Former Nevada attorney Catherine Cortez Masto to run for 2016 Senate
Former Nevada Attorney General Catherine Cortez Masto announced Wednesday that she will run for Harry Reid’s Senate seat, less than two weeks after the Democratic leader said he won’t seek a sixth term.
Cortez Masto, a 51-year-old Democrat who has been praised by Reid, said she left her new job as the executive vice chancellor of the Nevada System of Higher Education on Tuesday.
“I’ve always worked hard to protect Nevada’s working families,” she told The Associated Press by phone. “This gives me the opportunity to do something I not only believe in but enjoy doing.”
No Republicans yet have declared their intention to run since Reid’s announcement.
Cortez Masto was elected attorney general in 2006 and served two terms but could not run again due to term limits.
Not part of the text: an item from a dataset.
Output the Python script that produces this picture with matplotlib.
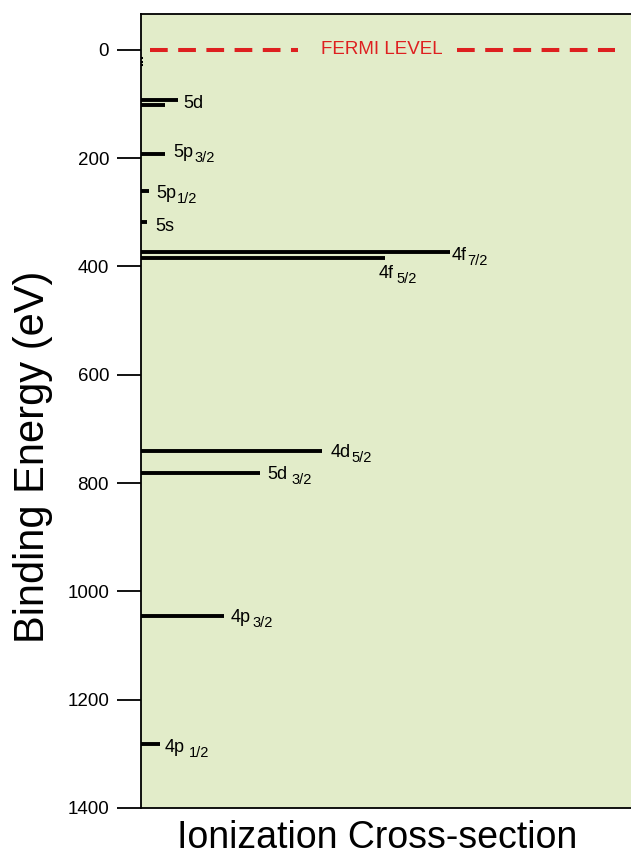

She was replaced by Republican Adam Laxalt.
While she is considered a front-runner among the Democratic establishment, the calculus could change if other contenders enter the race. Democratic Congresswoman Dina Titus is a fierce campaigner who could pose a formidable foe if she decided to run, according to University of Nevada, Reno, political science professor Erik Herzik.
On the Republican side, potential candidates are waiting to see if popular Nevada Gov. Brian Sandoval will announce a bid for the seat.
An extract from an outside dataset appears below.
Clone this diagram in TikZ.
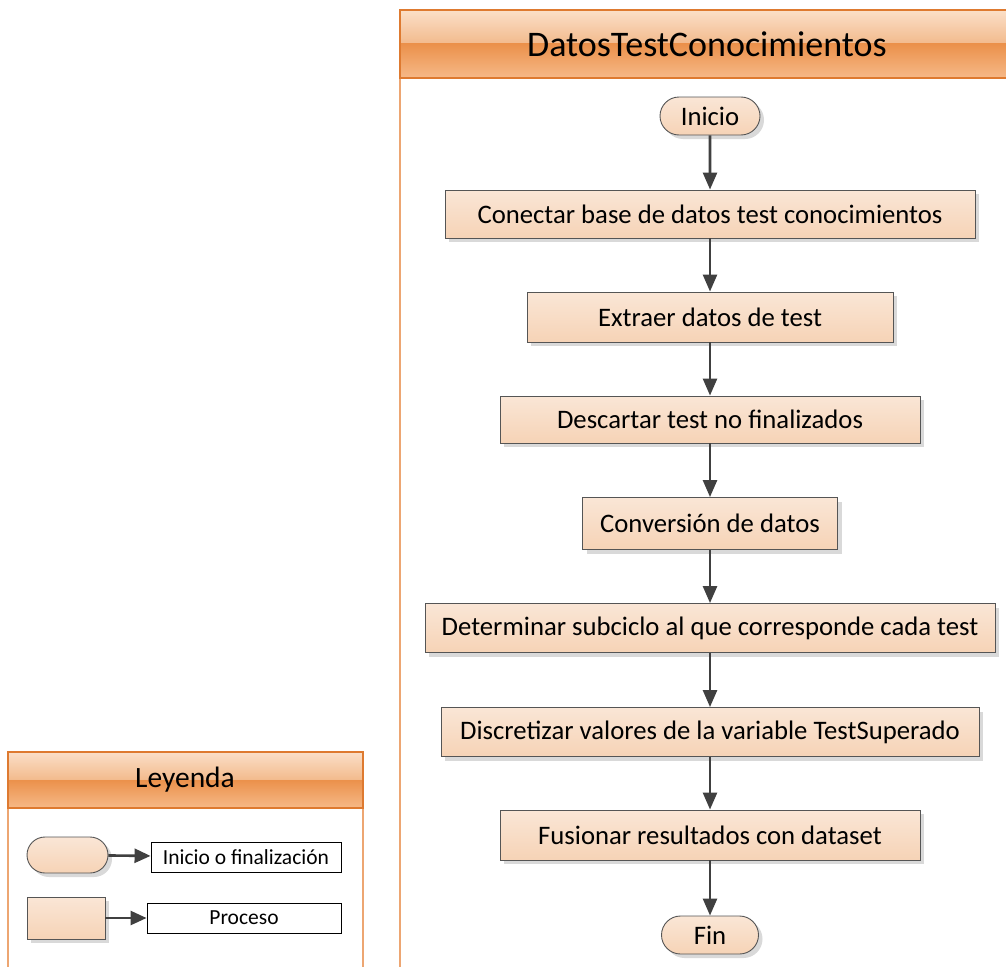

“That’s the 600-pound gorilla in the room,” Herzik said.
Cortez Masto’s signature accomplishments as attorney general included starting a Mortgage Fraud Strike Force to investigate foreclosure-related fraud and securing nearly $2 billion for state’s homeowners as part of the National Mortgage Settlement. She was also active in fighting human trafficking and ushered a bill through the Legislature in 2013 to combat the crime.
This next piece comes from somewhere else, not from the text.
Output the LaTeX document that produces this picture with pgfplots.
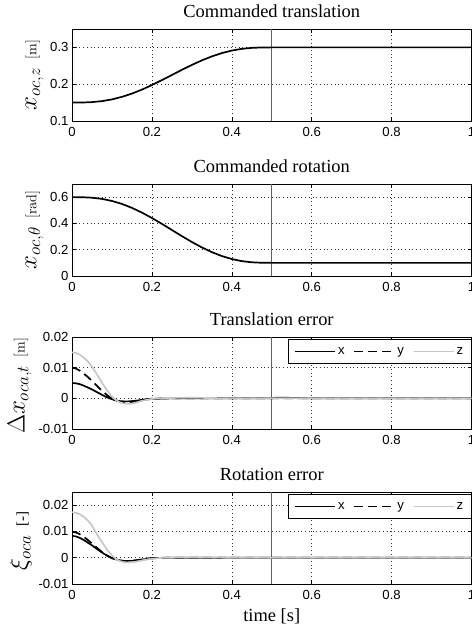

But the National Republican Senatorial Committee said they still consider the seat to be ripe for a Republican takeover. Clark County Republican Party Political Director Nick Phillips said Cortez Masto’s tenure as attorney general was characterized by “extreme partisanship,” citing charges her office filed against then-Republican Lt. Gov. Brian Krolicki in 2008, as he was eyeing a Senate bid. The case was later dismissed.
“We’re going to have a large primary on both sides,” Phillips predicted. “We’re certainly looking to see who comes out of that.”
Cortez Masto said she’ll campaign on the issues that defined her term as Nevada’s top prosecutor, including protecting seniors, women and homeowners. She said she’s not focusing on her potential opponents.
“I’m in this race regardless of who gets into this race,” she said.